Understanding Your Maximum Heart Rate

If you exercise regularly, you may be aware of what your target heart rate zone is to be able to maximize the effects of your workout. Finding out what your target heart rate zone is, involves discovering your maximum heart rate. While maximum heart rate may sound scary, it's really not. It's the fastest rate that your heart will beat in one minute. 

Importance of Knowing Your MHR

Maximum heart rates are unique to each person and aren't necessarily an indicator of physical fitness. As your physical fitness increases, it doesn't mean that your maximum heart rate rises. When you're exercising, a target heart rate is about 50 to 85 percent of your maximum heart rate. To calculate your maximum heart rate, you can subtract your age from 220. When you perform a workout at this pace, your endurance improves. Knowing your target heart rate can help you correctly pace your workouts. When you exercise at the correct intensity level, you will spend your time at a pace that will help you meet your fitness goals. 

When you use the scientific way of calculating your maximum heart rate, you can have a more accurate method of determining your exercise intensity. Here are examples of different workout intensities:

  • Low intensity: 40% to 50% of your maximum heart rate
  • Moderate intensity: 50% to 60% of your maximum heart rate
  • High intensity: 60% to 70% of your maximum heart rate
  • Maximum intensity: 85% to 100% of your maximum heart rate

Cardiovascular exercise is very effective in helping you reach your target heart rate because it's aerobic exercise. Cardio is the best type of exercise for getting your heart pumping faster for sustained amounts of time. When you perform cardio workouts, you're getting your heart rate up and burning more calories at the same time. 

What Affects Your MHR?

The majority of formulas calculate a general maximum heart rate by taking into consideration your age and gender. Still, it's actually a lot more involved than that to calculate it correctly. When calculating your maximum heart rate, it's important to know that the following factors can have an effect on your maximum heart rate:

  • Age: As you age, your maximum heart rate can decline
  • Altitude: When you're exercising at higher altitudes, you can have a lower maximum heart rate
  • Genes: Maximum heart rate is affected by your genes
  • Individual differences: Even among people with similar age, gender, and fitness level, maximum heart rate can vary widely.
  • Size: In smaller people, the maximum heart rate is usually higher. It's common for women to have a higher maximum heart rate than men. 
  • Working out: Physical activity doesn't immediately change your maximum heart rate, but when people notice a change, it can get lower as the body's heart and blood volumes expand. 

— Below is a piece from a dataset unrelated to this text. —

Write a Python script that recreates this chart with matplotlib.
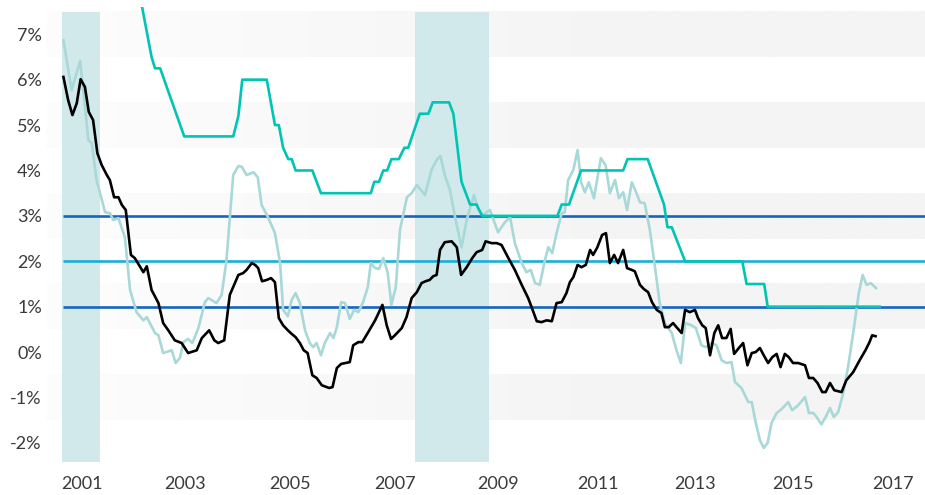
import matplotlib.pyplot as plt
import numpy as np
from matplotlib.colors import LinearSegmentedColormap

# x values are months since January 2001
headlineMonths = [
    0.1, 2.0, 4.0, 5.9, 6.7, 7.8, 9.8, 10.9, 11.7, 12.9, 14.4, 15.6, 17.1, 18.7,
    19.5, 21.4, 22.2, 23.3, 25.3, 26.2, 27.2, 28.0, 29.1, 30.1, 31.5, 33.0, 33.8,
    35.7, 36.9, 38.0, 39.0, 39.6, 40.8, 41.6, 42.7, 44.3, 45.3, 46.2, 47.7, 49.3,
    50.5, 51.2, 52.3, 53.2, 54.1, 55.1, 56.3, 57.4, 58.2, 59.0, 60.0, 60.9, 62.1,
    62.9, 63.7, 64.7, 65.6, 66.7, 67.7, 68.7, 69.8, 70.9, 71.6, 72.6, 73.5, 74.5,
    75.5, 76.4, 77.4, 78.4, 80.0, 81.1, 82.3, 84.2, 85.7, 86.9, 87.8, 88.8, 90.0,
    91.2, 92.7, 93.9, 95.6, 96.6, 97.7, 99.3, 101.2, 102.8, 104.0, 105.1, 106.7,
    107.8, 108.8, 109.8, 110.9, 112.1, 112.9, 113.8, 114.8, 116.0, 116.7, 117.5,
    118.7, 119.7, 120.5, 121.4, 122.3, 123.5, 125.1, 126.2, 127.2, 128.4, 129.3,
    130.3, 131.2, 132.3, 133.4, 134.2, 135.3, 136.5, 137.7, 138.8, 140.0, 141.6,
    142.7, 143.7, 144.7, 146.2, 147.2, 148.5, 149.5, 150.9, 152.0, 153.2, 154.3,
    155.5, 156.3, 157.8, 159.4, 160.2, 161.1, 162.1, 163.0, 163.9, 164.8, 166.0,
    167.1, 168.7, 169.6, 171.0, 172.6, 173.5, 174.5, 175.3, 176.4, 177.4, 178.4,
    179.3, 180.3, 181.5, 182.6, 183.8, 185.1, 186.0, 186.9, 187.9, 189.1,
]
headlineRate = [
    6.87, 5.77, 6.41, 4.67, 4.60, 3.79, 3.08, 3.06, 2.91, 2.95, 2.53, 1.37, 0.88, 0.70,
    0.77, 0.42, 0.37, -0.02, 0.04, -0.24, -0.13, 0.22, 0.29, 0.20, 0.53, 1.10, 1.19,
    1.08, 1.26, 2.00, 3.20, 3.90, 4.10, 4.08, 3.90, 3.96, 3.85, 3.24, 2.97, 2.62,
    1.96, 0.93, 0.79, 1.15, 1.30, 1.08, 0.48, 0.20, 0.11, 0.20, -0.07, 0.20, 0.42,
    0.31, 0.55, 1.10, 1.08, 0.73, 0.93, 0.88, 1.10, 1.43, 1.96, 1.85, 1.83, 2.07,
    1.76, 1.04, 1.43, 2.70, 3.41, 3.50, 3.68, 3.46, 4.01, 4.23, 4.32, 3.90, 3.57,
    2.97, 2.31, 2.91, 3.46, 3.13, 3.02, 3.13, 2.64, 2.86, 2.97, 2.40, 1.96,
    1.76, 1.81, 1.52, 1.48, 2.03, 2.31, 2.18, 2.62, 3.06, 3.08, 3.79,
    4.01, 4.45, 3.74, 3.52, 3.74, 3.39, 4.27, 4.12, 3.50, 3.79, 3.39,
    3.52, 3.13, 3.74, 3.50, 3.30, 3.28, 2.69, 1.87, 1.08, 0.64, 0.42,
    0.04, -0.24, 0.64, 0.59, 0.53, 0.15, 0.11, 0.20, 0.15, -0.18, -0.24,
    -0.22, -0.66, -0.79, -1.10, -1.10, -1.54, -1.94, -2.11, -2.00, -1.56, -1.34,
    -1.26, -1.10, -1.28, -1.17, -0.99, -1.34, -1.34, -1.43, -1.59, -1.43, -1.23,
    -1.43, -1.32, -0.90, -0.33, 0.42, 1.30, 1.70, 1.48, 1.52, 1.41,
]

coreMonths = [
    0.1, 1.2, 2.2, 3.2, 4.1, 5.1, 6.0, 7.0, 8.0, 9.0, 10.2, 10.9, 11.9, 12.9, 13.7,
    14.6, 15.8, 16.7, 18.7, 19.5, 20.6, 22.2, 23.3, 24.5, 26.0, 27.6, 29.1, 31.1,
    32.3, 34.0, 35.2, 36.1, 37.5, 38.8, 40.8, 41.9, 42.7, 43.9, 44.7, 45.4, 46.3,
    47.4, 48.4, 49.3, 50.2, 51.2, 52.3, 53.2, 54.1, 55.1, 56.0, 56.9, 58.0, 59.0,
    60.2, 61.9, 62.7, 63.7, 64.7, 65.7, 66.7, 67.5, 68.7, 69.6, 71.0, 72.6, 74.3,
    75.3, 76.3, 77.2, 78.8, 79.9, 81.1, 82.3, 83.4, 84.3, 85.3, 86.1, 86.9, 87.7,
    88.8, 90.4, 91.6, 92.6, 93.9, 95.2, 96.2, 97.5, 98.3, 99.7, 100.9, 102.0,
    103.6, 105.1, 106.7, 108.2, 109.0, 110.2, 111.3, 112.5, 113.7, 114.8, 116.0,
    117.1, 117.9, 118.7, 119.7, 120.6, 121.6, 122.6, 123.3, 124.3, 125.4, 126.3,
    127.2, 128.2, 129.1, 130.3, 131.2, 132.3, 133.0, 134.2, 135.1, 136.1, 137.0,
    138.1, 139.2, 140.0, 140.9, 141.9, 142.7, 143.9, 144.7, 145.8, 147.0, 147.7,
    148.7, 149.5, 150.5, 151.5, 152.4, 153.3, 154.3, 155.3, 156.1, 157.2, 158.2,
    159.2, 160.2, 161.1, 162.1, 163.0, 164.0, 165.0, 166.0, 166.9, 167.9, 168.8,
    169.8, 171.0, 172.6, 173.5, 174.5, 175.5, 176.6, 177.4, 178.4, 179.4, 181.1,
    182.2, 183.8, 185.3, 186.7, 187.6, 188.2, 189.0,
]
coreRate = [
    6.06, 5.55, 5.22, 5.48, 6.01, 5.84, 5.29, 5.11, 4.38, 4.12, 3.90, 3.79, 3.41, 3.41, 3.24,
    3.13, 2.14, 2.07, 1.76, 1.89, 1.37, 1.08, 0.64, 0.48, 0.26, 0.20, -0.02, 0.04,
    0.31, 0.48, 0.26, 0.20, 0.26, 1.26, 1.70, 1.74, 1.81, 1.96, 1.92, 1.85, 1.56,
    1.59, 1.63, 1.54, 0.75, 0.59, 0.48, 0.40, 0.33, 0.20, 0.04, -0.02, -0.51, -0.57,
    -0.73, -0.79, -0.77, -0.35, -0.26, -0.24, -0.22, 0.15, 0.22, 0.22, 0.44, 0.70, 1.04,
    0.59, 0.29, 0.37, 0.53, 0.77, 1.19, 1.32, 1.52, 1.56, 1.59, 1.67, 1.70, 2.25,
    2.42, 2.44, 2.31, 1.70, 1.87, 2.07, 2.20, 2.25, 2.44, 2.40, 2.40, 2.36,
    2.07, 1.81, 1.48, 1.19, 0.99, 0.68, 0.66, 0.70, 0.68, 1.08, 1.10,
    1.30, 1.54, 1.65, 1.92, 1.87, 1.92, 2.25, 2.14, 2.31, 2.58, 2.62,
    1.96, 2.14, 1.96, 2.25, 1.85, 1.81, 1.78, 1.48, 1.39, 1.32, 1.10,
    0.93, 0.86, 0.55, 0.55, 0.64, 0.55, 0.42, 0.93, 0.88, 0.93, 0.75,
    0.59, 0.53, -0.07, 0.42, 0.59, 0.31, 0.31, 0.51, -0.04, 0.09, 0.20,
    -0.29, -0.02, 0.00, 0.09, -0.07, -0.24, -0.11, -0.04, -0.33, -0.04, -0.11,
    -0.24, -0.24, -0.29, -0.57, -0.57, -0.68, -0.88, -0.88, -0.68, -0.84, -0.88,
    -0.62, -0.44, -0.18, 0.05, 0.22, 0.37, 0.35,
]

policyMonths = [
    18.0, 20.6, 21.4, 22.6, 28.2, 39.6, 40.8, 41.7, 47.4, 49.3, 50.2, 51.2, 52.4,
    53.2, 54.1, 58.0, 60.0, 71.6, 72.4, 73.5, 74.5, 75.4, 76.4, 78.1, 79.4, 80.3,
    83.0, 85.0, 86.0, 89.8, 90.8, 92.7, 94.7, 96.2, 97.5, 115.0, 116.0, 117.7,
    120.5, 130.3, 131.3, 136.0, 139.8, 140.6, 141.6, 144.7, 158.0, 159.0, 163.1,
    163.9, 190.0,
]
policyRate = [
    7.80, 6.50, 6.25, 6.25, 4.75, 4.75, 5.20, 6.00, 6.00, 5.00, 5.00, 4.50, 4.25,
    4.25, 4.00, 4.00, 3.50, 3.50, 3.75, 3.75, 4.00, 4.00, 4.25, 4.25, 4.50, 4.50,
    5.25, 5.25, 5.50, 5.50, 5.25, 3.75, 3.25, 3.25, 3.00, 3.00, 3.25, 3.25,
    4.00, 4.00, 4.25, 4.25, 3.25, 2.75, 2.75, 2.00, 2.00, 1.50, 1.50,
    1.00, 1.00,
]

recessions = [(-0.2, 8.6), (81.9, 99.1)]
targetLevels = [3, 2, 1]
bandRanges = [(6.5, 7.5), (4.5, 5.5), (2.5, 3.5), (0.5, 1.5), (-1.5, -0.5)]
yearLabels = ['2001', '2003', '2005', '2007', '2009', '2011', '2013', '2015', '2017']
yearTickMonths = [4.4, 28.4, 52.8, 77.2, 101.2, 124.4, 147.0, 169.8, 193.0]
percentTicks = [-2, -1, 0, 1, 2, 3, 4, 5, 6, 7]

xLeft, xRight = -3.95, 200.5
yBottom, yTop = -2.42, 7.60

fig = plt.figure(figsize=(9.25, 4.95), dpi=100)
ax = fig.add_axes([46 / 925, 33 / 495, 1 - 46 / 925, 455 / 495])

# faded grey bands, getting stronger towards the right
bandCmap = LinearSegmentedColormap.from_list('band', ['#fdfdfd', '#f4f4f4'])
gradX = np.linspace(xLeft, xRight, 400)
grad = np.clip((gradX - xLeft) / (134.0 - xLeft), 0, 1)[np.newaxis, :]
for lo, hi in bandRanges:
    ax.imshow(grad, extent=[xLeft, xRight, lo, hi], cmap=bandCmap, vmin=0, vmax=1,
              aspect='auto', interpolation='bilinear', zorder=0)

for start, end in recessions:
    ax.fill_between([start, end], yBottom, 7.5, color='#d1e9ea', lw=0, zorder=1)

targetColors = {3: '#1565c0', 2: '#1aaed8', 1: '#1565c0'}
for level in targetLevels:
    ax.hlines(level, 0, xRight, color=targetColors[level], lw=1.9, zorder=2)

ax.plot(headlineMonths, headlineRate, color='#a8d8d8', lw=1.9, zorder=3)
ax.plot(policyMonths, policyRate, color='#00c4b4', lw=1.9, zorder=4)
ax.plot(coreMonths, coreRate, color='black', lw=1.9, zorder=5)

ax.set_xlim(xLeft, xRight)
ax.set_ylim(yBottom, yTop)

ax.set_xticks(yearTickMonths)
ax.set_xticklabels(yearLabels)
ax.set_yticks(percentTicks)
ax.set_yticklabels([f'{p}%' for p in percentTicks])

for side in ['top', 'right', 'bottom', 'left']:
    ax.spines[side].set_visible(False)
ax.tick_params(length=0, labelsize=13, labelcolor='#3a3a3a')
ax.tick_params(axis='x', pad=10)
ax.tick_params(axis='y', pad=3)
for label in ax.get_xticklabels() + ax.get_yticklabels():
    label.set_fontfamily('Lato')

fig.savefig('out.png', dpi=100)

You may be shocked to find out that about 50% of your maximum heart rate is influenced by your individual genes. Larger hearts beat slower than smaller ones. Your maximum heart rate can also be affected by certain drugs and antihistamines. When you keep your heart rate up, it strengthens your heart, so it's possible to improve your heart health using cardiovascular exercise. 

Ways To Measure Your MHR

While there are many formulas available to calculate your maximum heart rate, the formulas that have been studied the most are:

  • Fox formula (the most common formula for women and men): 220 - age
  • Gulati formula (only for women): 206 - (0.88 x age)
  • Hunt formula (for active women and men): 211 - (0.64 x age)
  • Tanaka formula (women and men over 40 years of age): 208 - (0.7 x age)

The most common formula for years was the fox formula, but as time went on, experts realized that this formula doesn't take into account the way the heart rate changes with age. As humans age, the maximum heart rate decreases naturally. The fox formula doesn't take into consideration that aging depresses the sinoatrial node, which is the natural pacemaker of the heart.  

Some of the formulas were also found to greatly overestimate the maximum heart rate for women, which can cause issues for women and in certain cases can be dangerous. Therefore, a female-specific formula was developed to be able to more accurately calculate a woman's maximum heart rate based on her age. If you don't want to calculate your maximum heart rate yourself, there are heart rate monitors you can use to track both your heart rate and maximum heart rate.

Is Everyone's MHR the Same?

Everyone's maximum heart rate is not the same, and so many different factors are taken into consideration when calculating it. Some of the things that affect maximum heart rate are: gender, age, fitness, genes, and a person's size. A young woman athlete is going to have a very different maximum heart rate than a young man that doesn't exercise regularly. It's important to have an accurate calculation of your maximum heart rate so you can exercise at your peak performance and get the most out of your workouts. 

When you know your maximum heart rate, you can push yourself to work as hard as you physically can, but it's also important to remember that you can't sustain this maximum effort for extended periods of time. If you exercise above your personal anaerobic threshold, your body can produce excess amounts of lactic acid, which can lead to post-exercise muscle soreness. To get the best results from your workouts, it's best to alternate workouts between different heart rate zones.